Police also gradually increased the amount promised as a reward for any information about the possible perpetrators.That amount ultimately reached the unprecedented amount of EUR 380 000.

That figure, which is dizzying by Central European standards, testifies to the strength of the pressure put on the police by the Hungarian Government, caused by the particularly harsh criticism from the international community over the Hungarian authorities’ failure to investigate this spree of deadly violence and to stop it. Several so-called "profilers" from the American FBI even attended several investigations in Hungary to help authorities prepare profiles of the offenders for the purpose of identifying them.

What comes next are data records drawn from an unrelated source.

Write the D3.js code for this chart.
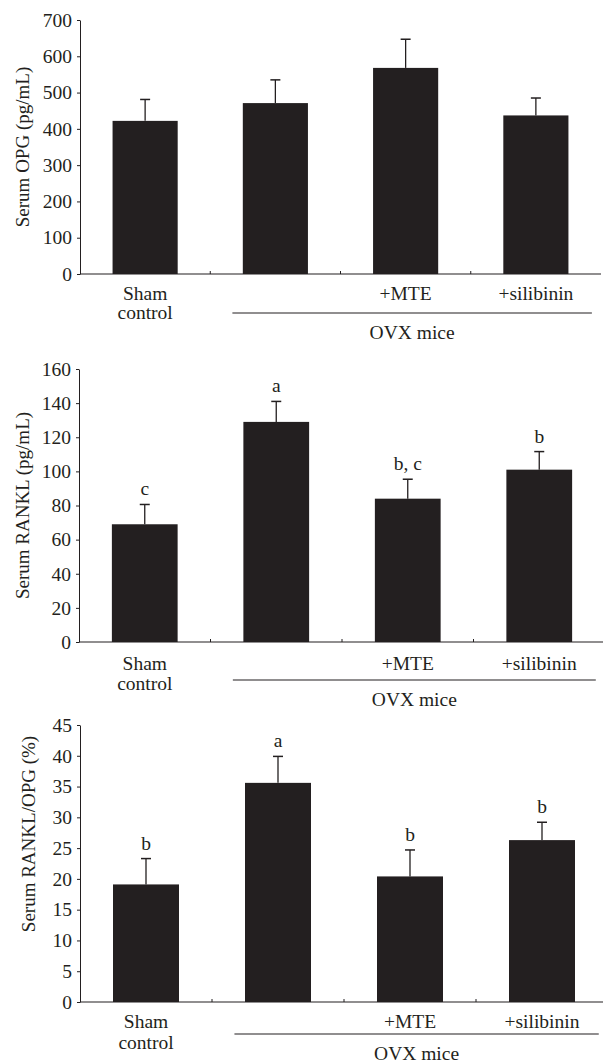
<!DOCTYPE html>
<html>
<head>
<meta charset="utf-8">
<script src="https://cdn.jsdelivr.net/npm/d3@7"></script>
<style>
  body { margin: 0; background: #fff; }
  text { font-family: "Liberation Serif", "DejaVu Serif", serif; fill: #231f20; }
</style>
</head>
<body>
<svg id="fig" width="603" height="1063"></svg>
<script>
// groups on the x axis
const groups = ["Sham control", "OVX", "+MTE", "+silibinin"];

// serum OPG (pg/mL)
const opgMean = [422, 471, 568, 437];
const opgErr = [59, 64, 79, 48];
const opgTicks = [0, 100, 200, 300, 400, 500, 600, 700];

// serum RANKL (pg/mL)
const ranklMean = [69, 129, 84, 101];
const ranklErr = [11.6, 12, 11.4, 10.6];
const ranklLetters = ["c", "a", "b, c", "b"];
const ranklTicks = [0, 20, 40, 60, 80, 100, 120, 140, 160];

// serum RANKL/OPG (%)
const ratioMean = [19.1, 35.6, 20.4, 26.3];
const ratioErr = [4.2, 4.3, 4.3, 2.9];
const ratioLetters = ["b", "a", "b", "b"];
const ratioTicks = [0, 5, 10, 15, 20, 25, 30, 35, 40, 45];

const ink = "#231f20";
const fs = 19.5;
const svg = d3.select("#fig");

// panel boxes (left, right, top, bottom of the plotting area) + label offsets below zero
const panels = [
  {title: "Serum OPG (pg/mL)", mean: opgMean, err: opgErr, letters: null, ticks: opgTicks,
   x0: 80, x1: 601, top: 20, bottom: 274, titleX: 22, titleY: null,
   sham: 26, ctrl: 45, rule: 39, ovx: 65},
  {title: "Serum RANKL (pg/mL)", mean: ranklMean, err: ranklErr, letters: ranklLetters, ticks: ranklTicks,
   x0: 79, x1: 605, top: 369, bottom: 642, titleX: 22, titleY: null,
   sham: 28, ctrl: 48, rule: 38, ovx: 64},
  {title: "Serum RANKL/OPG (%)", mean: ratioMean, err: ratioErr, letters: ratioLetters, ticks: ratioTicks,
   x0: 80, x1: 608, top: 725, bottom: 1002, titleX: 28, titleY: 834,
   sham: 26, ctrl: 47, rule: 32, ovx: 58}
];

panels.forEach(p => {
  const g = svg.append("g");

  const x = d3.scaleBand().domain(groups).range([p.x0, p.x1]).paddingInner(0.5).paddingOuter(0.25);
  const y = d3.scaleLinear().domain([0, d3.max(p.ticks)]).range([p.bottom, p.top]);

  // y axis
  const yAxis = g.append("g")
    .attr("transform", `translate(${p.x0},0)`)
    .call(d3.axisLeft(y).tickValues(p.ticks).tickSize(3).tickSizeOuter(0).tickPadding(5));
  yAxis.select(".domain").attr("stroke", ink).attr("stroke-width", 1);
  yAxis.selectAll(".tick line").attr("stroke", ink);
  yAxis.selectAll(".tick text").attr("font-size", fs).style("font-family", "Liberation Serif").attr("fill", ink);

  // x baseline with small ticks between groups
  g.append("line")
    .attr("x1", p.x0).attr("x2", p.x1)
    .attr("y1", y(0)).attr("y2", y(0))
    .attr("stroke", ink).attr("stroke-width", 1.2);
  const step = x.step();
  g.selectAll(".xtick").data(groups.slice(1)).enter().append("line")
    .attr("x1", d => x(d) - step * 0.25).attr("x2", d => x(d) - step * 0.25)
    .attr("y1", y(0)).attr("y2", y(0) - 3)
    .attr("stroke", ink);

  // bars
  g.selectAll(".bar").data(p.mean).enter().append("rect")
    .attr("x", (d, i) => x(groups[i]))
    .attr("width", x.bandwidth())
    .attr("y", d => y(d))
    .attr("height", d => y(0) - y(d))
    .attr("fill", ink);

  // upper error bars
  const cx = i => x(groups[i]) + x.bandwidth() / 2;
  g.selectAll(".err").data(p.mean).enter().append("line")
    .attr("x1", (d, i) => cx(i)).attr("x2", (d, i) => cx(i))
    .attr("y1", d => y(d)).attr("y2", (d, i) => y(d + p.err[i]))
    .attr("stroke", ink).attr("stroke-width", 1.3);
  g.selectAll(".cap").data(p.mean).enter().append("line")
    .attr("x1", (d, i) => cx(i) - 5).attr("x2", (d, i) => cx(i) + 5)
    .attr("y1", (d, i) => y(d + p.err[i])).attr("y2", (d, i) => y(d + p.err[i]))
    .attr("stroke", ink).attr("stroke-width", 1.5);

  // significance letters
  if (p.letters) {
    g.selectAll(".letter").data(p.letters).enter().append("text")
      .attr("x", (d, i) => cx(i))
      .attr("y", (d, i) => y(p.mean[i] + p.err[i]) - 9)
      .attr("text-anchor", "middle")
      .attr("font-size", fs)
      .text(d => d);
  }

  // y title
  const ty = p.titleY || (p.top + p.bottom) / 2;
  g.append("text")
    .attr("transform", `translate(${p.titleX},${ty}) rotate(-90)`)
    .attr("text-anchor", "middle")
    .attr("dy", "0.35em")
    .attr("font-size", 19)
    .text(p.title);

  // group labels under the axis
  const base = y(0);
  const c0 = cx(0);
  g.append("text").attr("x", c0).attr("y", base + p.sham).attr("text-anchor", "middle").attr("font-size", fs).text("Sham");
  g.append("text").attr("x", c0).attr("y", base + p.ctrl).attr("text-anchor", "middle").attr("font-size", fs).text("control");
  [2, 3].forEach(i => {
    g.append("text").attr("x", cx(i)).attr("y", base + p.sham).attr("text-anchor", "middle").attr("font-size", fs).text(groups[i]);
  });
  const lx0 = x(groups[1]) - step * 0.08;
  const lx1 = x(groups[3]) + x.bandwidth() + step * 0.18;
  g.append("line")
    .attr("x1", lx0).attr("x2", lx1)
    .attr("y1", base + p.rule).attr("y2", base + p.rule)
    .attr("stroke", ink).attr("stroke-width", 1.2);
  g.append("text").attr("x", (lx0 + lx1) / 2).attr("y", base + p.ovx).attr("text-anchor", "middle").attr("font-size", fs).text("OVX mice");
});
</script>
</body>
</html>
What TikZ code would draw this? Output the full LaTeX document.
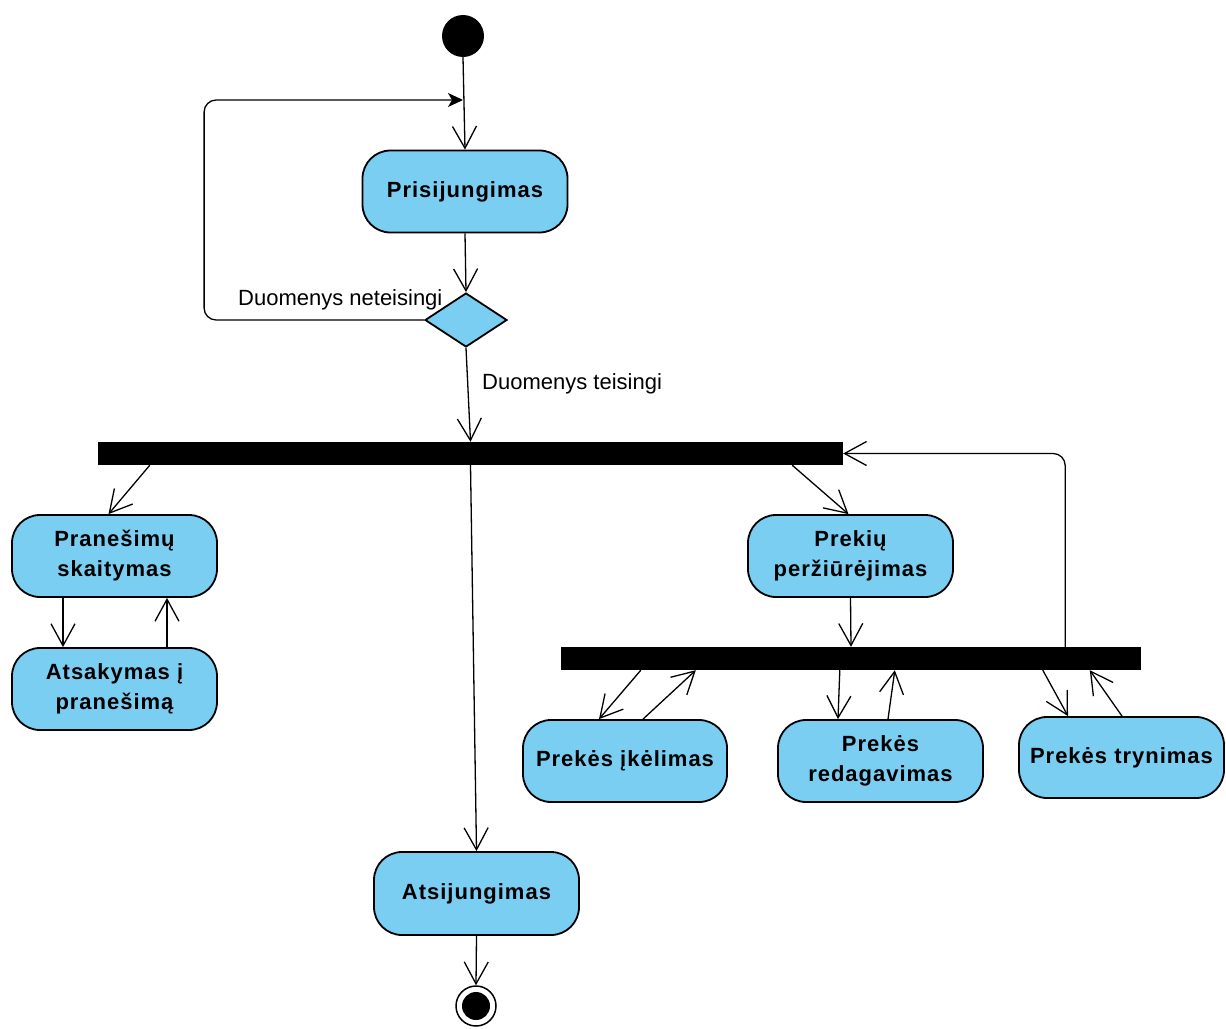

That reward was ultimately never claimed. Police say they managed to track down the perpetrators by intercepting a total of 4.5 million phone calls.

According to estimates by experts, the investigation could not have cost taxpayers less than tens of millions of euro. In mid-August 2009, a team of 120 detectives detained the suspects at two nightclubs in the eastern Hungarian town of Debrecen, where they were working as bouncers.

Police reportedly discovered one of the murder weapons at one of the clubs – a hunting rifle hidden in a secret compartment behind the wall in one room. They also found a map with markings for the scenes of former attacks and three future planned attacks.

Police chose the day of their arrest so as to avoid a further planned attack. Of the six detainees, two were released after questioning, after which they were put under police protection as witnesses.

Brutal, shocking attacks were practiced according to plan

Three of the attackers, according to the media, had publicly espoused racist views, and two of them had previously been connected with the Hungarian branch of the neo-Nazi organization Blood and Honour. Until recently, that group also had a branch in the Czech Republic.

One of the men now convicted in Hungary had previously worked as a professional soldier, for example, during a foreign mission in Kosovo. At the time of the racist attacks, he was also serving the anti-extremism police as an informant.

Instead of informing the police about the neo-Nazis’ attacks, however, he actively participated in one. The group carefully rehearsed its attacks using night vision equipment.

Investigators allege the group’s first "live" test was an attack on a refugee camp in Debrecen in 2007. The participation of the accused in that attack, however, has never been proven in court.

Now we are waiting for the first-instance verdict in the trial of the National Socialist Underground group in Germany. According to the indictment in that case, a small cell of neo-Nazis also attacked minority members without ever taking public responsibility for their actions.

The group is charged with treacherously executing 10 people between 2000 and 2007, most of them members of the Turkish minority, as well as one German policewoman. In that case as well, police have found evidence of a link between the defendants and the international organization Blood and Honour, but it has not yet been proven that the aforementioned cells from these different countries work together on an international basis.